The Trouble with Wives is a 1925 American silent comedy film directed by Malcolm St. Clair, written by Sada Cowan and Howard Higgin, and starring Florence Vidor, Tom Moore, Esther Ralston, Ford Sterling, Lucy Beaumont, and Edgar Kennedy. It was released on September 28, 1925, by Paramount Pictures.

==Plot==
As described in a film magazine reviews, Grace Hyatt suspects her businessman husband William of being infatuated with his shoe designer from Paris. Several situations develop which make it appear that William is interested in the young woman. Al Hennessey tells Grace that he and William have visited the woman's apartment. William becomes so uncomfortable with the situation at home that he leaves for a summer hotel. Grace determines that she will get a divorce. When she visits the hotel, she finds the other woman there is the bride of Al Hennessey. The Hyatts are reconciled.

==Production==
A key scene from The Trouble With Wives demonstrates the “extraordinary efforts” that director St. Clair went to in order to eliminate intertitles: The young wife (Florence Vidor) is led to suspect her husband (Tom Moore) of infidelities with blonde vamp (Esther Ralston). The sequence is conducted entirely in cinematic pantomime related to the wife by her husband's friend (Ford Sterling).

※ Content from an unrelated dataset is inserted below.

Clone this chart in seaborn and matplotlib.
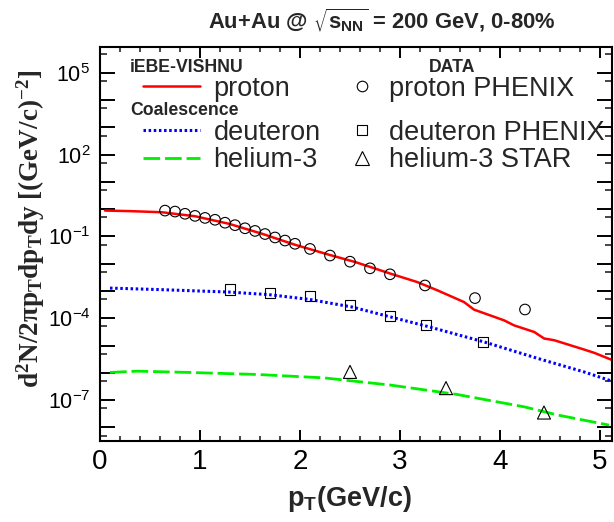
import numpy as np
import pandas as pd
import seaborn as sns
import matplotlib
matplotlib.use("Agg")
import matplotlib.pyplot as plt
from matplotlib.lines import Line2D
from matplotlib.ticker import FixedLocator, MultipleLocator, FuncFormatter, NullFormatter

# hydro + coalescence curves
proton_curve_pt = [0.05, 0.3, 0.62, 0.95, 1.29, 1.62, 1.95, 2.29, 2.555, 2.906, 3.173, 3.374,
                   3.64, 3.74, 4.041, 4.141, 4.342, 4.442, 4.542, 4.843, 4.943, 5.143]
proton_curve = [0.893, 0.851, 0.774, 0.553, 0.292, 0.126, 0.0497, 0.0214, 0.01148, 4.32e-3,
                2.13e-3, 1.06e-3, 3.94e-4, 2.08e-4, 8.4e-5, 5.5e-5, 3.15e-5, 1.81e-5, 1.57e-5,
                7.1e-6, 5.4e-6, 2.74e-6]

deut_curve_pt = [0.10, 0.62, 1.29, 1.69, 2.09, 2.52, 2.84, 3.27, 3.84, 4.38, 4.84, 5.14]
deut_curve = [1.28e-3, 1.12e-3, 9.16e-4, 7.36e-4, 4.95e-4, 2.59e-4, 1.29e-4, 5.09e-5,
              1.36e-5, 3.35e-6, 1.08e-6, 4.67e-7]

he3_curve_pt = [0.10, 0.37, 0.90, 1.57, 2.24, 2.91, 3.57, 4.24, 4.58, 5.09]
he3_curve = [1.03e-6, 1.15e-6, 1.03e-6, 8.7e-7, 6.53e-7, 3.53e-7, 1.61e-7, 5.68e-8,
             2.82e-8, 1.21e-8]

# measurements
proton_pt = [0.65, 0.75, 0.85, 0.95, 1.05, 1.15, 1.25, 1.35, 1.45, 1.55, 1.65, 1.75, 1.85,
             1.95, 2.1, 2.3, 2.5, 2.7, 2.9, 3.25, 3.75, 4.25]
proton_y = [0.89, 0.82, 0.68, 0.57, 0.48, 0.41, 0.32, 0.26, 0.20, 0.16, 0.123, 0.092, 0.071,
            0.054, 0.035, 0.020, 0.0119, 0.0068, 0.0041, 0.0016, 5.5e-4, 2.1e-4]

deut_pt = [1.3, 1.7, 2.1, 2.5, 2.9, 3.26, 3.83]
deut_y = [1.15e-3, 8.7e-4, 6.4e-4, 3.1e-4, 1.18e-4, 5.7e-5, 1.32e-5]

he3_pt = [2.5, 3.46, 4.44]
he3_y = [1.08e-6, 2.75e-7, 3.5e-8]

sns.set_theme(style="ticks")
plt.rcParams['font.family'] = ['Liberation Sans', 'DejaVu Sans']
plt.rcParams['mathtext.default'] = 'regular'
plt.rcParams['lines.scale_dashes'] = False

fig = plt.figure(figsize=(6.14, 5.22), dpi=100)
ax = fig.add_axes([0.1629, 0.1552, 0.8338, 0.7548])
ax.set_yscale('log')

sns.lineplot(x=proton_curve_pt, y=proton_curve, color='#ff0000', linewidth=1.8, ax=ax,
             label='proton', legend=False)
l_p = ax.lines[-1]
sns.lineplot(x=deut_curve_pt, y=deut_curve, color='#0000ff', linewidth=2.2, ax=ax,
             label='deuteron', legend=False)
l_d = ax.lines[-1]
l_d.set_dashes((1.8, 1.9))
sns.lineplot(x=he3_curve_pt, y=he3_curve, color='#00ee00', linewidth=2.0, ax=ax,
             label='helium-3', legend=False)
l_h = ax.lines[-1]
l_h.set_dashes((12, 3.5))

sns.scatterplot(x=proton_pt, y=proton_y, marker='o', s=7.6**2, facecolors='none',
                edgecolor='black', linewidth=0.8, ax=ax, zorder=5, legend=False)
sns.scatterplot(x=deut_pt, y=deut_y, marker='s', s=7.4**2, facecolors='none',
                edgecolor='black', linewidth=0.8, ax=ax, zorder=5, legend=False)
sns.scatterplot(x=he3_pt, y=he3_y, marker='^', s=9.4**2, facecolors='none',
                edgecolor='black', linewidth=0.8, ax=ax, zorder=5, legend=False)

ax.set_xlim(0, 5.12)
ax.set_ylim(10**-8.5, 10**5.95)

# axes styling
for s in ax.spines.values():
    s.set_linewidth(1.5)
    s.set_color('black')
ax.xaxis.set_major_locator(MultipleLocator(1))
ax.xaxis.set_minor_locator(MultipleLocator(0.2))
ax.yaxis.set_major_locator(FixedLocator([10.0**e for e in range(-9, 7)]))
ax.yaxis.set_minor_locator(FixedLocator([5 * 10.0**e for e in range(-9, 6)]))
ax.yaxis.set_minor_formatter(NullFormatter())


def ylab(v, pos):
    e = int(round(np.log10(v)))
    if (e + 7) % 3 == 0:
        return rf"$10^{{{e}}}$"
    return ""


ax.yaxis.set_major_formatter(FuncFormatter(ylab))
ax.tick_params(axis='x', which='major', direction='in', length=8, width=1.4,
               top=True, bottom=True, labelsize=20, pad=6, colors='black')
ax.tick_params(axis='x', which='minor', direction='in', length=3.5, width=1.2,
               top=True, bottom=True)
ax.tick_params(axis='y', which='major', direction='in', length=11, width=1.4,
               left=True, right=True, labelsize=15.5, pad=7, colors='black')
ax.tick_params(axis='y', which='minor', direction='in', length=5, width=1.2,
               left=True, right=True)

ax.set_xlabel(r"p$_T$(GeV/c)", fontsize=19.5, fontweight='bold')
ax.xaxis.set_label_coords(0.488, -0.108)
ax.set_ylabel("d$^2$N/2πp$_T$dp$_T$dy [(GeV/c)$^{-2}$]", fontsize=19.5, fontweight='bold',
              family=['Liberation Serif', 'DejaVu Serif'])
ax.yaxis.set_label_coords(-0.103, 0.538)

fig.text(0.622, 0.962, r"Au+Au @ $\sqrt{s_{NN}}$ = 200 GeV, 0-80%", fontsize=15.8,
         fontweight='bold', ha='center', va='center')

# legend block: section headers
ax.text(0.0586, 0.949, "iEBE-VISHNU", transform=ax.transAxes, fontsize=12.7,
        fontweight='bold', va='center', ha='left')
ax.text(0.0586, 0.840, "Coalescence", transform=ax.transAxes, fontsize=12.7,
        fontweight='bold', va='center', ha='left')
ax.text(0.6875, 0.949, "DATA", transform=ax.transAxes, fontsize=12.7,
        fontweight='bold', va='center', ha='center')

mk = dict(linestyle='none', markerfacecolor='none', markeredgecolor='black', markeredgewidth=0.8)
h_p = Line2D([], [], marker='o', markersize=7.6, label='proton PHENIX', **mk)
h_d = Line2D([], [], marker='s', markersize=7.4, label='deuteron PHENIX', **mk)
h_h = Line2D([], [], marker='^', markersize=9.4, label='helium-3 STAR', **mk)

leg_kw = dict(frameon=False, fontsize=19.5, borderpad=0, borderaxespad=0,
              handlelength=2.1, handletextpad=0.5, loc='center left')
leg_kw2 = dict(leg_kw, handlelength=0.9, handletextpad=0.55)
rows_y = [0.894, 0.782, 0.713]
entries = [(l_p, 0.084, rows_y[0], leg_kw), (l_d, 0.084, rows_y[1], leg_kw),
           (l_h, 0.084, rows_y[2], leg_kw), (h_p, 0.488, rows_y[0], leg_kw2),
           (h_d, 0.488, rows_y[1], leg_kw2), (h_h, 0.488, rows_y[2], leg_kw2)]
legs = []
for h, lx, ly, kw in entries:
    legs.append(ax.legend(handles=[h], bbox_to_anchor=(lx, ly), **kw))
# keep each legend exactly once
ax.legend_ = None
for leg in legs:
    ax.add_artist(leg)

fig.savefig('out.png', dpi=100)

St. Clair, a cartoonist and graphic artist, designed and drew his own intertitles at Paramount when they were required.

==Theme==
“The satirical point in The Trouble With Wives is the male assumption regarding the way women handle money,” and conversely “that all wives inevitably fall into the trap of becoming suspicious of their husbands.”

==Preservation==
With no prints of The Trouble with Wives located in any film archives, it is a lost film.